Closed jiceatscion closed 1 month ago
Papered over in #4605 we still need to investigate
The patch helps only somewhat. I added a 10s delay after wait-connectivity. That's not even quite enough, so I added a triple retry on pings. That is enough for the test to succeed most of the time, but the retry only applies to the end2end_integration test. There's another test that keeps failing: scion_integration. That one doesn't have a retry option.
In the end we just need to figure out why it takes so long for path segments to become available.

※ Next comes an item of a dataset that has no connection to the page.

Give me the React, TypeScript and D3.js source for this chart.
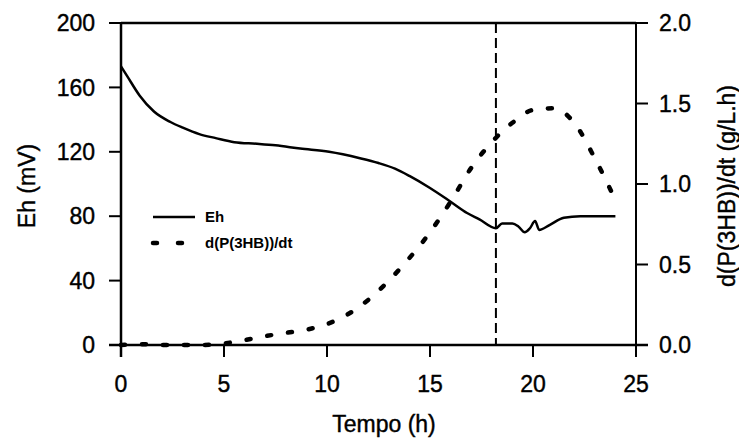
import React from "react";
import * as d3 from "d3";

const ehTime = [0, 0.3, 0.9, 1.6, 2.4, 3.0, 3.8, 4.6, 5.5, 6.6, 7.5, 8.7, 10.1, 11.6, 12.5, 13.3, 14.0, 15.0, 16.0, 16.8, 17.4, 18.2, 18.5, 19.0, 19.3, 19.6, 19.85, 20.1, 20.3, 20.8, 21.5, 22.3, 24.0];
const ehValue = [173, 167, 155, 145, 138.5, 135, 131, 128.5, 126, 125, 124, 122, 120, 116, 113, 109.5, 105, 97.5, 89, 82, 78, 72.5, 75.5, 75.5, 73.5, 70, 72.5, 77, 71.5, 74.5, 79, 80, 80];

const rateTime = [0, 1, 2, 3, 4, 5, 6, 7, 8, 9, 10, 11, 12, 13, 14, 15, 16, 17, 18, 19, 20, 21, 22, 23, 24];
const rateValue = [0, 0.005, 0, 0, 0, 0.01, 0.03, 0.055, 0.075, 0.095, 0.13, 0.19, 0.28, 0.4, 0.54, 0.7, 0.89, 1.1, 1.26, 1.38, 1.46, 1.47, 1.38, 1.16, 0.9];

const xTicks = [0, 5, 10, 15, 20, 25];
const yLeftTicks = [0, 40, 80, 120, 160, 200];
const yRightTicks = [0, 0.5, 1.0, 1.5, 2.0];
const markerTime = 18.2;

const legendLabels = ["Eh", "d(P(3HB))/dt"];
const xTitle = "Tempo (h)";
const yLeftTitle = "Eh (mV)";
const yRightTitle = "d(P(3HB))/dt (g/L.h)";

const W = 739;
const H = 440;
const left = 121;
const right = 636;
const top = 23;
const bottom = 345;
const font = "'Liberation Sans', Arial, Helvetica, sans-serif";

export default function App() {
  const x = d3.scaleLinear().domain([0, 25]).range([left, right]);
  const yL = d3.scaleLinear().domain([0, 200]).range([bottom, top]);
  const yR = d3.scaleLinear().domain([0, 2]).range([bottom, top]);

  const ehLine = d3
    .line<number>()
    .x((_, i) => x(ehTime[i]))
    .y((d) => yL(d))
    .curve(d3.curveMonotoneX);
  const rateLine = d3
    .line<number>()
    .x((_, i) => x(rateTime[i]))
    .y((d) => yR(d))
    .curve(d3.curveMonotoneX);

  const fmtR = d3.format(".1f");
  const stroke = "#000";
  const textStroke = { stroke: "#000", strokeWidth: 0.4 };

  return (
    <svg
      width={W}
      height={H}
      style={{ position: "absolute", left: 0, top: 0, background: "#fff" }}
      fontFamily={font}
    >
      <rect x={0} y={0} width={W} height={H} fill="#fff" />
      {/* frame */}
      <line x1={left} x2={right} y1={top} y2={top} stroke={stroke} strokeWidth={2.5} />
      <line x1={left} x2={left} y1={top} y2={bottom + 12} stroke={stroke} strokeWidth={2.5} />
      <line x1={right} x2={right} y1={top} y2={bottom + 12} stroke={stroke} strokeWidth={2} />
      <line x1={left - 12} x2={right + 12} y1={bottom} y2={bottom} stroke={stroke} strokeWidth={2.5} />

      {/* x ticks */}
      {xTicks.map((t) => (
        <g key={"x" + t}>
          <line x1={x(t)} x2={x(t)} y1={bottom} y2={bottom + 12} stroke={stroke} strokeWidth={2} />
          <text x={x(t)} y={392} fontSize={23} textAnchor="middle" fill="#000" {...textStroke}>
            {t}
          </text>
        </g>
      ))}
      {/* left ticks */}
      {yLeftTicks.map((t) => (
        <g key={"yl" + t}>
          <line x1={left - 12} x2={left} y1={yL(t)} y2={yL(t)} stroke={stroke} strokeWidth={2} />
          <text x={left - 26} y={yL(t)} dy="0.36em" fontSize={23} textAnchor="end" fill="#000" {...textStroke}>
            {t}
          </text>
        </g>
      ))}
      {/* right ticks */}
      {yRightTicks.map((t) => (
        <g key={"yr" + t}>
          <line x1={right} x2={right + 12} y1={yR(t)} y2={yR(t)} stroke={stroke} strokeWidth={2} />
          <text x={right + 23} y={yR(t)} dy="0.36em" fontSize={23} textAnchor="start" fill="#000" {...textStroke}>
            {fmtR(t)}
          </text>
        </g>
      ))}

      {/* vertical marker */}
      <line
        x1={x(markerTime)}
        x2={x(markerTime)}
        y1={top}
        y2={bottom}
        stroke={stroke}
        strokeWidth={2}
        strokeDasharray="10 5"
      />

      {/* curves */}
      <path d={ehLine(ehValue) || ""} fill="none" stroke={stroke} strokeWidth={2.5} />
      <path
        d={rateLine(rateValue) || ""}
        fill="none"
        stroke={stroke}
        strokeWidth={4.5}
        strokeLinecap="round"
        strokeDasharray="4 17"
      />

      {/* legend */}
      <line x1={153} x2={195} y1={217} y2={217} stroke={stroke} strokeWidth={2.5} />
      <text x={205} y={222} fontSize={15} fontWeight="bold" fill="#000">
        {legendLabels[0]}
      </text>
      <line
        x1={153}
        x2={195}
        y1={243}
        y2={243}
        stroke={stroke}
        strokeWidth={4.5}
        strokeLinecap="round"
        strokeDasharray="4 21"
      />
      <text x={205} y={248} fontSize={15} fontWeight="bold" fill="#000">
        {legendLabels[1]}
      </text>

      {/* axis titles */}
      <text x={384} y={432} fontSize={23} textAnchor="middle" fill="#000" {...textStroke}>
        {xTitle}
      </text>
      <text
        transform={`translate(35,186) rotate(-90)`}
        fontSize={23}
        textAnchor="middle"
        fill="#000"
        {...textStroke}
      >
        {yLeftTitle}
      </text>
      <text
        transform={`translate(735,186) rotate(-90)`}
        fontSize={23}
        textAnchor="middle"
        fill="#000"
        {...textStroke}
      >
        {yRightTitle}
      </text>
    </svg>
  );
}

So, it appears that the segments are available after all (give-or-take a small fix in await-connectivity). What makes the tests fail is Deadline exceeded errors when trying to fetch the segments. Following the breadcrubs, I ended-up seeing a CS RPCing to another and both (if memory serves) of them disappearing for several seconds in the middle of processing the request. So, of course, the 10 s client timeout blows up eventually and so the whole chain of RPCs fails.
Increasing the timeout doesn't fix it, so it seems that the hangups can last indefinitely; until the timeout blows up.
Reading the release notes carefully, this is the only thing that stands out:
https://tip.golang.org/doc/go1.23#timer-changes
And indeed, there is something in the Go issue tracker: https://github.com/golang/go/issues/69312 and the offending library https://github.com/quic-go/quic-go/pull/4659
In the meantime, we can downgrade, or use GODEBUG="asynctimerchan=1"
Downgrading Go version shows very high reliability: https://buildkite.com/scionproto/scion/builds/4751
They have less than 20% success rate.